Dive master Taylor Wachtal shot an 81 lb cubera snapper on the *Patty Barge* (no BS) while on the Niuhi dive charter boat this past weekend. Way to go Taylor!


----------



## tank banger

What a beast!!!


----------



## knot @ Work

Wow 

Good Job that's a Huge Fish...


----------



## gulfbreezetom

Shot it in self defense! That's one big mother.


----------



## Lyin Too

Nice fish, congrats


----------



## Mac1528

WOW!!! Whole lotta snappa there...sweeeetttt!


----------



## MillerTime

Thats an incredible fish to pull off the Patty Barge.


----------



## Mike Moore

That things got a serious grill


----------



## bama6977

She "stoned it" when she went back down to un-hook from the Patty Barge. Shot the fish then swam over and un-hooked. Congrats!!


----------



## coolbluestreak

Holy cow, that thing is a chunk!


----------



## spinfactor

Wow, didn't think fish of that caliber were on the Pattie Barge yet. Good to see the new reef producing fish. Were there lots of fish around the barge?


----------



## Fish-n-Fur

Brut of a fish - a gnarly lookin' snagglepuss too!
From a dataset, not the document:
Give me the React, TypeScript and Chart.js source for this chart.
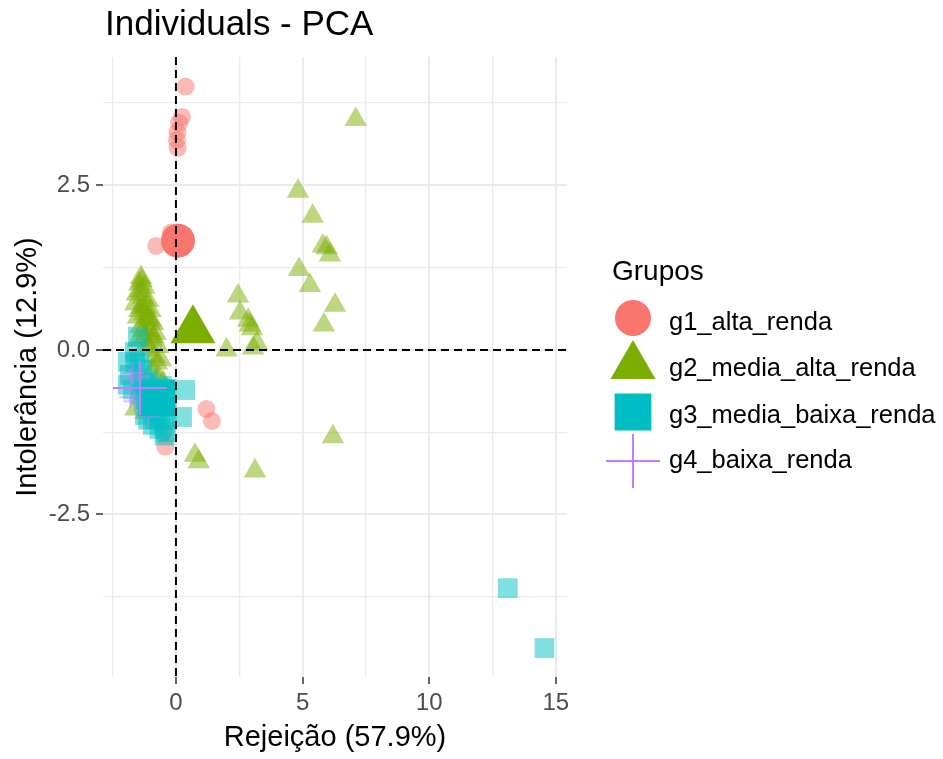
import React, { useEffect, useRef } from "react";
import { Chart, registerables } from "chart.js";

Chart.register(...registerables);

const chartTitle = "Individuals - PCA";
const xAxisTitle = "Rejeição (57.9%)";
const yAxisTitle = "Intolerância (12.9%)";
const legendTitle = "Grupos";
const groupNames = ["g1_alta_renda", "g2_media_alta_renda", "g3_media_baixa_renda", "g4_baixa_renda"];

const xTicks = [-2.5, 0, 2.5, 5, 7.5, 10, 12.5, 15];
const yTicks = [-3.75, -2.5, -1.25, 0, 1.25, 2.5, 3.75];
const xMajor = [0, 5, 10, 15];
const yMajor = [-2.5, 0, 2.5];

// individuals
const g1Points: number[][] = [
  [0.38, 4.0], [0.24, 3.54], [0.12, 3.45], [0.06, 3.31], [0.04, 3.19], [0.07, 3.07],
  [-0.2, 1.78], [-0.78, 1.58], [0.1, 1.72], [0.25, 1.58],
  [1.2, -0.9], [1.42, -1.08], [-0.42, -1.47], [-0.5, -1.25],
];
const g2Points: number[][] = [
  [7.1, 3.5], [4.82, 2.41], [5.4, 2.03], [5.8, 1.58], [5.95, 1.55], [6.08, 1.44],
  [4.86, 1.22], [5.29, 0.98], [6.28, 0.68], [5.84, 0.38], [6.2, -1.32], [3.12, -1.84],
  [2.45, 0.82], [2.53, 0.56], [2.85, 0.45], [2.92, 0.38], [3.0, 0.32], [2.0, 0.0],
  [3.05, 0.03], [3.2, 0.1], [0.75, -1.6], [0.9, -1.7],
  [-1.38, 1.1], [-1.45, 1.0], [-1.25, 0.95], [-1.55, 0.85], [-1.3, 0.8], [-1.1, 0.75],
  [-1.6, 0.7], [-1.35, 0.65], [-1.0, 0.6], [-1.5, 0.5], [-1.2, 0.45], [-0.9, 0.4],
  [-1.4, 0.35], [-1.05, 0.3], [-0.8, 0.25], [-1.25, 0.2], [-0.95, 0.15], [-0.7, 0.05],
  [-1.1, 0.0], [-0.85, -0.1], [-0.6, -0.15], [-0.95, -0.3], [-0.7, -0.4], [-0.5, -0.5],
  [-1.6, -0.9], [-1.2, -0.95], [-0.8, -0.8],
  [-1.4, 0.9], [-1.2, 0.65], [-1.45, 0.6], [-1.1, 0.5], [-1.3, 0.3], [-0.9, 0.2],
  [-1.15, 0.1], [-0.75, -0.2], [-0.9, -0.55], [-0.65, -0.65], [-1.5, 0.15], [-1.35, 1.05],
  [-1.0, 0.45], [-1.25, 0.55],
];
const g3Points: number[][] = [
  [13.1, -3.62], [14.55, -4.53], [0.36, -0.61], [0.24, -1.02],
  [-1.5, 0.2], [-1.62, -0.03], [-1.9, -0.18], [-1.82, -0.38], [-1.34, -0.3], [-1.9, -0.53],
  [-1.1, -0.45], [-1.42, -0.68], [-0.83, -0.61], [-0.43, -0.68], [-0.36, -0.84], [-1.03, -0.84],
  [-0.63, -0.94], [-1.22, -0.99], [-0.36, -1.06], [-0.91, -1.14], [-0.4, -1.25], [-1.1, -1.06],
  [-1.6, -0.2], [-1.3, -0.5], [-1.0, -0.6], [-0.7, -0.8], [-0.5, -1.0], [-0.8, -1.05],
  [-1.2, -0.75], [-0.55, -0.55], [-1.7, -0.6], [-0.45, -1.3], [-0.65, -1.2], [-1.45, -0.15],
];
const g4Points: number[][] = [
  [-1.7, -0.35], [-1.78, -0.45], [-1.8, -0.72], [-1.65, -0.78], [-1.1, -1.02], [-1.45, -0.4],
];

// group means
const g1Mean: number[] = [0.08, 1.66];
const g2Mean: number[] = [0.67, 0.3];
const g3Mean: number[] = [-0.75, -0.73];
const g4Mean: number[] = [-1.42, -0.58];

const colors = ["248,118,109", "124,174,0", "0,191,196", "199,124,255"];
const styles = ["circle", "triangle", "rect", "cross"];
const smallRadius = [9, 13, 14, 11];
const bigRadius = [17, 26, 26, 27];
const legendRadius = [18, 26, 26, 27];

const toXY = (pts: number[][]) => pts.map((p) => ({ x: p[0], y: p[1] }));

function drawMarker(ctx: CanvasRenderingContext2D, style: string, x: number, y: number, r: number, color: string) {
  ctx.save();
  ctx.fillStyle = color;
  ctx.strokeStyle = color;
  ctx.beginPath();
  if (style === "circle") {
    ctx.arc(x, y, r, 0, Math.PI * 2);
    ctx.fill();
  } else if (style === "triangle") {
    let a = 0;
    ctx.moveTo(x + Math.sin(a) * r, y - Math.cos(a) * r);
    a += (2 * Math.PI) / 3;
    ctx.lineTo(x + Math.sin(a) * r, y - Math.cos(a) * r);
    a += (2 * Math.PI) / 3;
    ctx.lineTo(x + Math.sin(a) * r, y - Math.cos(a) * r);
    ctx.closePath();
    ctx.fill();
  } else if (style === "rect") {
    const s = Math.SQRT1_2 * r;
    ctx.rect(x - s, y - s, 2 * s, 2 * s);
    ctx.fill();
  } else {
    ctx.lineWidth = 2;
    ctx.moveTo(x - r, y);
    ctx.lineTo(x + r, y);
    ctx.moveTo(x, y - r);
    ctx.lineTo(x, y + r);
    ctx.stroke();
  }
  ctx.restore();
}

const FONT = '"Liberation Sans", Arial, sans-serif';

const decorPlugin = {
  id: "decor",
  afterDatasetsDraw(chart: any) {
    const { ctx, chartArea, scales } = chart;
    const x0 = scales.x.getPixelForValue(0);
    const y0 = scales.y.getPixelForValue(0);
    ctx.save();
    ctx.setLineDash([8, 5]);
    ctx.lineWidth = 2;
    ctx.strokeStyle = "#000000";
    ctx.beginPath();
    ctx.moveTo(x0, chartArea.top);
    ctx.lineTo(x0, chartArea.bottom);
    ctx.moveTo(chartArea.left, y0);
    ctx.lineTo(chartArea.right, y0);
    ctx.stroke();
    ctx.restore();
  },
  afterDraw(chart: any) {
    const { ctx } = chart;
    ctx.save();
    ctx.fillStyle = "#000000";
    ctx.font = `35px ${FONT}`;
    ctx.textBaseline = "alphabetic";
    ctx.textAlign = "left";
    ctx.fillText(chartTitle, 105, 35);

    ctx.font = `28px ${FONT}`;
    ctx.textBaseline = "middle";
    ctx.fillText(legendTitle, 612, 272);

    const keyY = [318, 366, 412, 461];
    const textY = [323, 369, 416, 461];
    ctx.font = `25.5px ${FONT}`;
    for (let i = 0; i < 4; i++) {
      drawMarker(ctx, styles[i], 633, keyY[i], legendRadius[i], `rgb(${colors[i]})`);
      ctx.fillStyle = "#000000";
      ctx.fillText(groupNames[i], 669, textY[i]);
    }
    ctx.restore();
  },
};

export default function App() {
  const canvasRef = useRef<HTMLCanvasElement | null>(null);

  useEffect(() => {
    const canvas = canvasRef.current;
    if (!canvas) return;
    const groups = [g1Points, g2Points, g3Points, g4Points];
    const means = [g1Mean, g2Mean, g3Mean, g4Mean];
    const datasets: any[] = [];
    groups.forEach((pts, i) => {
      const isCross = styles[i] === "cross";
      datasets.push({
        label: groupNames[i],
        data: toXY(pts),
        pointStyle: styles[i],
        pointRadius: smallRadius[i],
        backgroundColor: `rgba(${colors[i]},0.5)`,
        borderColor: `rgba(${colors[i]},0.5)`,
        borderWidth: isCross ? 2 : 0,
        order: 8 - i,
      });
    });
    means.forEach((m, i) => {
      const isCross = styles[i] === "cross";
      datasets.push({
        label: groupNames[i] + " mean",
        data: [{ x: m[0], y: m[1] }],
        pointStyle: styles[i],
        pointRadius: bigRadius[i],
        backgroundColor: `rgb(${colors[i]})`,
        borderColor: `rgb(${colors[i]})`,
        borderWidth: isCross ? 2 : 0,
        order: 4 - i,
      });
    });

    const chart = new Chart(canvas, {
      type: "scatter",
      data: { datasets },
      plugins: [decorPlugin],
      options: {
        animation: false,
        responsive: false,
        events: [],
        layout: { padding: { left: 0, top: 57, right: 376, bottom: 0 } },
        plugins: { legend: { display: false }, tooltip: { enabled: false }, title: { display: false } },
        scales: {
          x: {
            type: "linear",
            min: -2.88,
            max: 15.44,
            afterBuildTicks: (scale: any) => {
              scale.ticks = xTicks.map((v) => ({ value: v }));
            },
            afterFit: (scale: any) => {
              scale.height = 82;
            },
            border: { display: false },
            grid: {
              color: "#EBEBEB",
              lineWidth: (c: any) => (c.tick && xMajor.includes(c.tick.value) ? 2 : 1.3),
              drawTicks: true,
              tickLength: 7,
              tickWidth: 1.5,
              tickColor: (c: any) => (c.tick && xMajor.includes(c.tick.value) ? "#333333" : "rgba(0,0,0,0)"),
            },
            ticks: {
              autoSkip: false,
              maxRotation: 0,
              padding: 5,
              color: "#4D4D4D",
              font: { family: FONT, size: 24 },
              callback: (v: any) => (xMajor.includes(Number(v)) ? String(v) : ""),
            },
            title: {
              display: true,
              text: xAxisTitle,
              color: "#000000",
              font: { family: FONT, size: 29 },
              padding: { top: 0, bottom: 4 },
            },
          },
          y: {
            type: "linear",
            min: -4.97,
            max: 4.45,
            afterBuildTicks: (scale: any) => {
              scale.ticks = yTicks.map((v) => ({ value: v }));
            },
            afterFit: (scale: any) => {
              scale.width = 103;
            },
            border: { display: false },
            grid: {
              color: "#EBEBEB",
              lineWidth: (c: any) => (c.tick && yMajor.includes(c.tick.value) ? 2 : 1.3),
              drawTicks: true,
              tickLength: 7,
              tickWidth: 1.5,
              tickColor: (c: any) => (c.tick && yMajor.includes(c.tick.value) ? "#333333" : "rgba(0,0,0,0)"),
            },
            ticks: {
              autoSkip: false,
              padding: 6,
              color: "#4D4D4D",
              font: { family: FONT, size: 24 },
              callback: (v: any) => (yMajor.includes(Number(v)) ? Number(v).toFixed(1) : ""),
            },
            title: {
              display: true,
              text: yAxisTitle,
              color: "#000000",
              font: { family: FONT, size: 29 },
              padding: { top: 11, bottom: 0 },
            },
          },
        },
      },
    });
    return () => chart.destroy();
  }, []);

  return (
    <div style={{ position: "fixed", left: 0, top: 0, width: 943, height: 759, background: "#ffffff" }}>
      <canvas ref={canvasRef} width={943} height={759} style={{ display: "block" }} />
    </div>
  );
}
Good thing they don't attack humans!


----------



## dustyflair

I bet that tasted as good as an old football.


----------



## Hangover

I hear those things may carry Ciguatera (sp?)


----------



## sealark

Hangover said:


> I hear those things may carry Ciguatera (sp?)


Yes due to there old age and that big good chance that fish has eaten a lot of coral eating fish and could have cigutera.


----------